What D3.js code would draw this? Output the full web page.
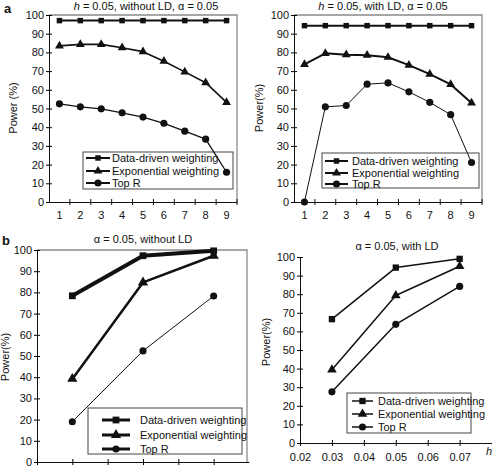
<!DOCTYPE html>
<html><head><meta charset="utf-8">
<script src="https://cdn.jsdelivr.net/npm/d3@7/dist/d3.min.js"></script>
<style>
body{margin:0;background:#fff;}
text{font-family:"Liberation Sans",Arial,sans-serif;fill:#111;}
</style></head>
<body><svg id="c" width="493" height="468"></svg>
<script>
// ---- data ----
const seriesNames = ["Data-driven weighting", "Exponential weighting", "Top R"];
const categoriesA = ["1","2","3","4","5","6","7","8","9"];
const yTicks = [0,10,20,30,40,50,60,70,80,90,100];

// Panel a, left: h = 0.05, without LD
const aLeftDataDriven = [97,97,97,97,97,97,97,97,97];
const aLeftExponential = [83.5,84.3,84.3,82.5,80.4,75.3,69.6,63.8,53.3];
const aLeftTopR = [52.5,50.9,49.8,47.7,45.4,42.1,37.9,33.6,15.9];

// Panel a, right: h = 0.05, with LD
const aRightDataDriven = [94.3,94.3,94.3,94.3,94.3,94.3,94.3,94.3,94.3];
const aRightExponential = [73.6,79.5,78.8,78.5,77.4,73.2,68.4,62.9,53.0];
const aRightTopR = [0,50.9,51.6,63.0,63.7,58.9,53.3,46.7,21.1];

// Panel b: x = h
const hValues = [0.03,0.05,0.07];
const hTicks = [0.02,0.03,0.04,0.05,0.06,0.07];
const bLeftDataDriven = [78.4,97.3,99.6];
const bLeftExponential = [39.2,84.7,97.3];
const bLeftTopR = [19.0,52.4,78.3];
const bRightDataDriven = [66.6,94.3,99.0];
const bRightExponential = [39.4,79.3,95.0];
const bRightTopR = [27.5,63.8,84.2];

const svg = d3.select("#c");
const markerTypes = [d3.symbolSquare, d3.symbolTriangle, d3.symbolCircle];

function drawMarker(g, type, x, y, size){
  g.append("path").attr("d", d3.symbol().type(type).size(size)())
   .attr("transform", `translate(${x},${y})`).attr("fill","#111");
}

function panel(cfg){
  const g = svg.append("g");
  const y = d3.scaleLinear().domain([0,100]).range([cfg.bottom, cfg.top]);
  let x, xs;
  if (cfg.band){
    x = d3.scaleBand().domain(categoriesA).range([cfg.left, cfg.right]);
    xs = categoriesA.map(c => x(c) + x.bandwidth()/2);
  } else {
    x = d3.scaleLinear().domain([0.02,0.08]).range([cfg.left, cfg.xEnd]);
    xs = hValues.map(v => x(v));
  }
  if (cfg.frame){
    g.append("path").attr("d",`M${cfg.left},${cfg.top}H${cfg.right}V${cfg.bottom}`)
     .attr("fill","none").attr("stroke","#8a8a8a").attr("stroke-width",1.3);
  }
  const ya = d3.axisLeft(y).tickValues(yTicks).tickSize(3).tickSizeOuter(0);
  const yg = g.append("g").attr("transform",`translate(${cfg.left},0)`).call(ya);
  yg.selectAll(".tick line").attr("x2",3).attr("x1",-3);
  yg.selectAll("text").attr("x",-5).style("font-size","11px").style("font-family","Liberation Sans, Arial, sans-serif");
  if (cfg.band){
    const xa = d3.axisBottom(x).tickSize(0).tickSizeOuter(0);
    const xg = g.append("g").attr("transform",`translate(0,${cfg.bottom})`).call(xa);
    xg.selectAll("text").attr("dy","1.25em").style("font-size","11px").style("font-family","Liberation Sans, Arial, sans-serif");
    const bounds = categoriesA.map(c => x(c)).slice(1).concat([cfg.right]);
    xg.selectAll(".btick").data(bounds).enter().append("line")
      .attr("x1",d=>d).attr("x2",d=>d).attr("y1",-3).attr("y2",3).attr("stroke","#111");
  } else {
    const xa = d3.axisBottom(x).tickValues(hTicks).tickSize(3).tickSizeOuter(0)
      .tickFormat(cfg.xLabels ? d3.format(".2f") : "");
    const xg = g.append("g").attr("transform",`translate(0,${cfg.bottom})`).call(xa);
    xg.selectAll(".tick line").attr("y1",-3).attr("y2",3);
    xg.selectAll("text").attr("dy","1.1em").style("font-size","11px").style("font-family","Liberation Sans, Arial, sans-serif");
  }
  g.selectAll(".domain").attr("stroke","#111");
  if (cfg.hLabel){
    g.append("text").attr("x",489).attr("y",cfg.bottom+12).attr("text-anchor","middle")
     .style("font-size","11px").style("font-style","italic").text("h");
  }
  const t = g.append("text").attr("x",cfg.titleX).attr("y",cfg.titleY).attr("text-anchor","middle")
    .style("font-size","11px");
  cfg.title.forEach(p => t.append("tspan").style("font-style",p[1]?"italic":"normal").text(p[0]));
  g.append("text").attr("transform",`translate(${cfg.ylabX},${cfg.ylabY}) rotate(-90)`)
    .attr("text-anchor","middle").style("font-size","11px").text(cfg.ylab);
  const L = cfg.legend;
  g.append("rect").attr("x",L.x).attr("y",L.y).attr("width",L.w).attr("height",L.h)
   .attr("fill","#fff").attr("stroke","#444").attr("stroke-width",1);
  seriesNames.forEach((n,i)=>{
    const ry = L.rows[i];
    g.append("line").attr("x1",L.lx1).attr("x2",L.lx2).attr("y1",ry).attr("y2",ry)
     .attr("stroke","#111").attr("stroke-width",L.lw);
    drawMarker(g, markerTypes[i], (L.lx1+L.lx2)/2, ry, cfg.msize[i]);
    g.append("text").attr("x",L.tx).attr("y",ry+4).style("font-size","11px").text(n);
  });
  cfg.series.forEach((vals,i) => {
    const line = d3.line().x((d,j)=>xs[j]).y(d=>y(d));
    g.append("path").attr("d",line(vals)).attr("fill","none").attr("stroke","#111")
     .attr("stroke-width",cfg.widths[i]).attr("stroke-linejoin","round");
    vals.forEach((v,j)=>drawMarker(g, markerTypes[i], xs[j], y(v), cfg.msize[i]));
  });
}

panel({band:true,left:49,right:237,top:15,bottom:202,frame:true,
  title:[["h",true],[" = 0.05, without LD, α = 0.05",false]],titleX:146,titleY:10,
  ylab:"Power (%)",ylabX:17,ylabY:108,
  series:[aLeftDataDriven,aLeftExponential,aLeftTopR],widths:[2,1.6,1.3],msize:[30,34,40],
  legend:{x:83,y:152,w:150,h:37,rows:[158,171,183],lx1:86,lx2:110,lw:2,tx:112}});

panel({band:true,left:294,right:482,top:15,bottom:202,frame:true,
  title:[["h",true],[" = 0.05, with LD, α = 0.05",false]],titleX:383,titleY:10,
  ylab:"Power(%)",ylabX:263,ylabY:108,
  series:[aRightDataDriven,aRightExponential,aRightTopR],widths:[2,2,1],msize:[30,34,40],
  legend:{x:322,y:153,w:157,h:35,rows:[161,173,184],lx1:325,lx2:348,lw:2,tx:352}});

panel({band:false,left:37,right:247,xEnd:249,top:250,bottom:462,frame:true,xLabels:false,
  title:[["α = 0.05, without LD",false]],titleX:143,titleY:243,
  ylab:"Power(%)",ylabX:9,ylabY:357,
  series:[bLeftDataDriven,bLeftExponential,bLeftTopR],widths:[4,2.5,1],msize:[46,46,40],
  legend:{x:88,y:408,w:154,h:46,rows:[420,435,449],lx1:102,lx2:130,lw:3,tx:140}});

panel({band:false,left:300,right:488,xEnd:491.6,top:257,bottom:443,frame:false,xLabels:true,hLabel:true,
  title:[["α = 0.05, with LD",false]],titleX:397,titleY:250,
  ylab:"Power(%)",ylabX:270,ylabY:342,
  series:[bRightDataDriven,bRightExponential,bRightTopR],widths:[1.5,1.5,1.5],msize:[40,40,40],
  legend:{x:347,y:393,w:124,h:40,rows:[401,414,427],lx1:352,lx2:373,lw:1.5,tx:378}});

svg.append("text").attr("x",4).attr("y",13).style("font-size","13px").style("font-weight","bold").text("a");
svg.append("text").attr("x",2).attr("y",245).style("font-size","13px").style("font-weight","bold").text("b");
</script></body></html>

####################

◆ Problem details ◆
Write out each line of the listing above, exactly, from its first line to the line holding "const bRightTopR = [27.5,63.8,84.2];", inclusive. Skip the pictures.

◆ The response ◆
What D3.js code would draw this? Output the full web page.
<!DOCTYPE html>
<html><head><meta charset="utf-8">
<script src="https://cdn.jsdelivr.net/npm/d3@7/dist/d3.min.js"></script>
<style>
body{margin:0;background:#fff;}
text{font-family:"Liberation Sans",Arial,sans-serif;fill:#111;}
</style></head>
<body><svg id="c" width="493" height="468"></svg>
<script>
// ---- data ----
const seriesNames = ["Data-driven weighting", "Exponential weighting", "Top R"];
const categoriesA = ["1","2","3","4","5","6","7","8","9"];
const yTicks = [0,10,20,30,40,50,60,70,80,90,100];

// Panel a, left: h = 0.05, without LD
const aLeftDataDriven = [97,97,97,97,97,97,97,97,97];
const aLeftExponential = [83.5,84.3,84.3,82.5,80.4,75.3,69.6,63.8,53.3];
const aLeftTopR = [52.5,50.9,49.8,47.7,45.4,42.1,37.9,33.6,15.9];

// Panel a, right: h = 0.05, with LD
const aRightDataDriven = [94.3,94.3,94.3,94.3,94.3,94.3,94.3,94.3,94.3];
const aRightExponential = [73.6,79.5,78.8,78.5,77.4,73.2,68.4,62.9,53.0];
const aRightTopR = [0,50.9,51.6,63.0,63.7,58.9,53.3,46.7,21.1];

// Panel b: x = h
const hValues = [0.03,0.05,0.07];
const hTicks = [0.02,0.03,0.04,0.05,0.06,0.07];
const bLeftDataDriven = [78.4,97.3,99.6];
const bLeftExponential = [39.2,84.7,97.3];
const bLeftTopR = [19.0,52.4,78.3];
const bRightDataDriven = [66.6,94.3,99.0];
const bRightExponential = [39.4,79.3,95.0];
const bRightTopR = [27.5,63.8,84.2];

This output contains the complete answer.